Twan Basten received the M.Sc. and Ph.D. degrees in computing science from Eindhoven University of Technology (TU/e), Eindhoven, the Netherlands. He is currently a Professor with the Department of Electrical Engineering, TU/e. He is also a Senior Research Fellow with ESI, TNO, Eindhoven. His current research interests include the design of embedded and cyber-physical systems, model-driven performance engineering, and computational models. He is a senior member of IEEE and a life member of ACM.

Marc Geilen

Marc Geilen received the M.Sc. and Ph.D. degrees in electrical engineering from Eindhoven University of Technology (TU/e), Eindhoven, the Netherlands. He is currently an Associate Professor of model-based design methods for embedded and cyber-physical system with the Department of Electrical Engineering at TU/e. His research interests include model-based design processes, formal models-of-computation, embedded signal processing, multiprocessor systems, and multi-objective optimization and trade-off analysis.


EVEREST Project tutorial: How to use HLS for building customized memory architectures

Tutorial slides can be found in this LINK

Abstract

Many HPC applications are massively parallel and can benefit from the spatial parallelism offered by reconfigurable logic. While modern memory technologies can offer high bandwidth, designers must craft advanced communication and memory architectures for efficient data movement and on-chip storage. Addressing these challenges requires to combine optimizations that range from software to hardware design.

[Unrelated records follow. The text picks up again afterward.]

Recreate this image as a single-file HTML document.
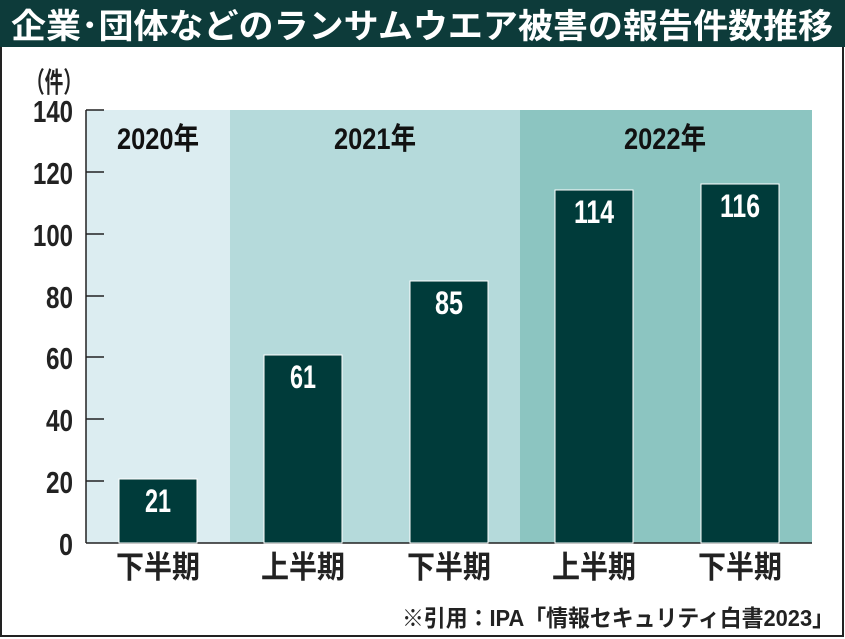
<!DOCTYPE html>
<html><head><meta charset="utf-8"><style>
html,body{margin:0;padding:0;background:#fff;}
svg{display:block;}
text{font-family:"Liberation Sans","Noto Sans CJK JP",sans-serif;font-weight:bold;}
</style></head><body>
<svg width="845" height="639" viewBox="0 0 845 639" xmlns="http://www.w3.org/2000/svg">
<rect x="0" y="0" width="845" height="639" fill="#fff"/>
<rect x="1" y="1" width="842" height="635" fill="none" stroke="#222" stroke-width="2"/>
<rect x="0" y="0" width="845" height="47" fill="#0d3b3a"/>
<text x="11" y="38" font-size="34" fill="#fff" textLength="822" lengthAdjust="spacingAndGlyphs">企業･団体などのランサムウエア被害の報告件数推移</text>
<text x="26" y="92" font-size="28" fill="#222" textLength="56" lengthAdjust="spacingAndGlyphs">（件）</text>
<rect x="86" y="110" width="144" height="433" fill="#dcedf1"/>
<rect x="230" y="110" width="290" height="433" fill="#b5dadb"/>
<rect x="520" y="110" width="292" height="433" fill="#8cc5c1"/>
<g stroke="#222" stroke-width="1.5">
<line x1="86" y1="110" x2="86" y2="543"/>
<line x1="86" y1="543" x2="812" y2="543"/>
<line x1="86" y1="110" x2="104" y2="110"/>
<line x1="86" y1="172" x2="104" y2="172"/>
<line x1="86" y1="234" x2="104" y2="234"/>
<line x1="86" y1="296" x2="104" y2="296"/>
<line x1="86" y1="357" x2="104" y2="357"/>
<line x1="86" y1="419" x2="104" y2="419"/>
<line x1="86" y1="481" x2="104" y2="481"/>
</g>
<g font-size="31" fill="#222" text-anchor="end">
<text x="73" y="122" textLength="40" lengthAdjust="spacingAndGlyphs">140</text>
<text x="73" y="184" textLength="40" lengthAdjust="spacingAndGlyphs">120</text>
<text x="73" y="246" textLength="40" lengthAdjust="spacingAndGlyphs">100</text>
<text x="73" y="308" textLength="27" lengthAdjust="spacingAndGlyphs">80</text>
<text x="73" y="369" textLength="27" lengthAdjust="spacingAndGlyphs">60</text>
<text x="73" y="431" textLength="27" lengthAdjust="spacingAndGlyphs">40</text>
<text x="73" y="493" textLength="27" lengthAdjust="spacingAndGlyphs">20</text>
<text x="73" y="555" textLength="14" lengthAdjust="spacingAndGlyphs">0</text>
</g>
<g font-size="30" fill="#111" text-anchor="middle">
<text x="158" y="149" textLength="82" lengthAdjust="spacingAndGlyphs">2020年</text>
<text x="375" y="149" textLength="82" lengthAdjust="spacingAndGlyphs">2021年</text>
<text x="665" y="149" textLength="82" lengthAdjust="spacingAndGlyphs">2022年</text>
</g>
<g fill="#003b3a" stroke="#fff" stroke-width="1">
<rect x="119" y="479" width="78" height="64"/>
<rect x="264" y="355" width="78" height="188"/>
<rect x="410" y="281" width="78" height="262"/>
<rect x="555" y="190" width="78" height="353"/>
<rect x="701" y="184" width="78" height="359"/>
</g>
<g font-size="32" fill="#fff" text-anchor="middle">
<text x="158" y="512" textLength="26" lengthAdjust="spacingAndGlyphs">21</text>
<text x="303" y="388" textLength="26" lengthAdjust="spacingAndGlyphs">61</text>
<text x="449" y="314" textLength="28" lengthAdjust="spacingAndGlyphs">85</text>
<text x="594" y="223" textLength="40" lengthAdjust="spacingAndGlyphs">114</text>
<text x="740" y="217" textLength="40" lengthAdjust="spacingAndGlyphs">116</text>
</g>
<g font-size="31" fill="#222" text-anchor="middle">
<text x="158" y="578" textLength="84" lengthAdjust="spacingAndGlyphs">下半期</text>
<text x="303" y="578" textLength="84" lengthAdjust="spacingAndGlyphs">上半期</text>
<text x="449" y="578" textLength="84" lengthAdjust="spacingAndGlyphs">下半期</text>
<text x="594" y="578" textLength="84" lengthAdjust="spacingAndGlyphs">上半期</text>
<text x="740" y="578" textLength="84" lengthAdjust="spacingAndGlyphs">下半期</text>
</g>
<text x="834" y="626" font-size="23" fill="#222" text-anchor="end" textLength="432" lengthAdjust="spacingAndGlyphs">※引用：IPA「情報セキュリティ白書2023」</text>
</svg>
</body></html>
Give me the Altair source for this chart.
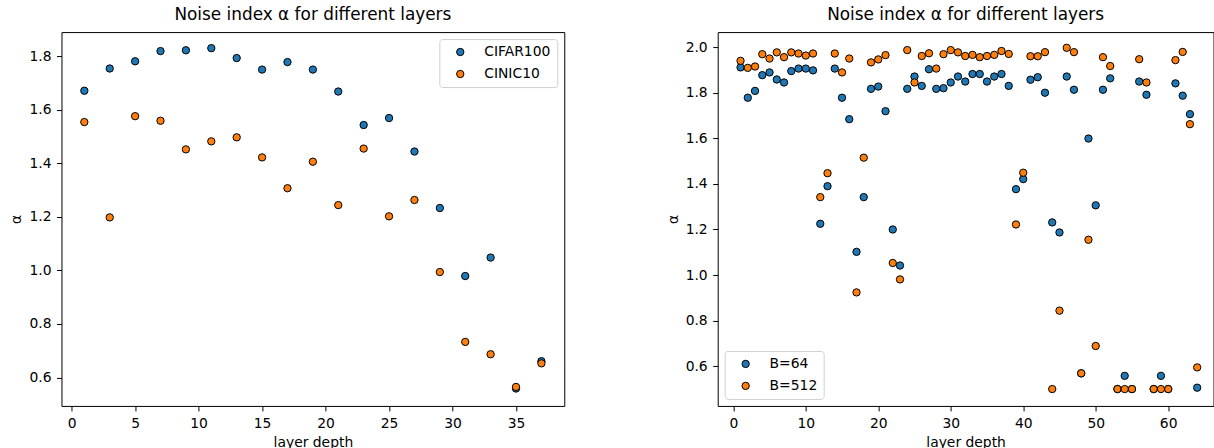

In this tutorial, we will give an overview of the challenges for generating massively parallel accelerators on FPGA for high-performance computing. We will also show how it is possible to combine compilers, source-to-source transformations, and commercial HLS tools for supporting the designer in the generation of high-performance memory architectures.

Speakers

Stephanie Soldavini

Stephanie Soldavini is a PhD student in the Department of Electronics, Informatics and Bioengineering at Politecnico di Milano in Milan, Italy. She received her BS/MS in Computer Engineering from Rochester Institute of Technology (RIT) in 2019. Her masters thesis was on reduced-graph based optimizations for scheduling in high-level synthesis. Her research focuses on automatic hardware generation with a focus on memory aspects.

Christian Pilato

Christian Pilato is a Tenure-Track Assistant Professor at Politecnico di Milano. He was a Post-doc Research Scientist at Columbia University (2013-2016) and at the ALaRI Institute of the Università della Svizzera italiana (2016-2018). He was also a Visiting Researcher at New York University, Delft University of Technology, and Chalmers University of Technology. He has a Ph.D. in Information Technology from Politecnico di Milano (2011). His research interests focus on the design, optimization, and prototyping of heterogeneous system-on-chip architectures and reconfigurable systems, with emphasis on memory and security aspects. Starting from October 2020, he is the Scientific Coordinator of the H2020 EVEREST project. He served as program chair of EUC 2014 and he will be program chair of ICCD 2022. He is currently serving in the program and organizing committees of many conferences on EDA, CAD, embedded systems, and reconfigurable architectures (DAC, ICCAD, DATE, CASES, FPL, ICCD, etc.) He is a Senior Member of IEEE and ACM, and a Member of HiPEAC.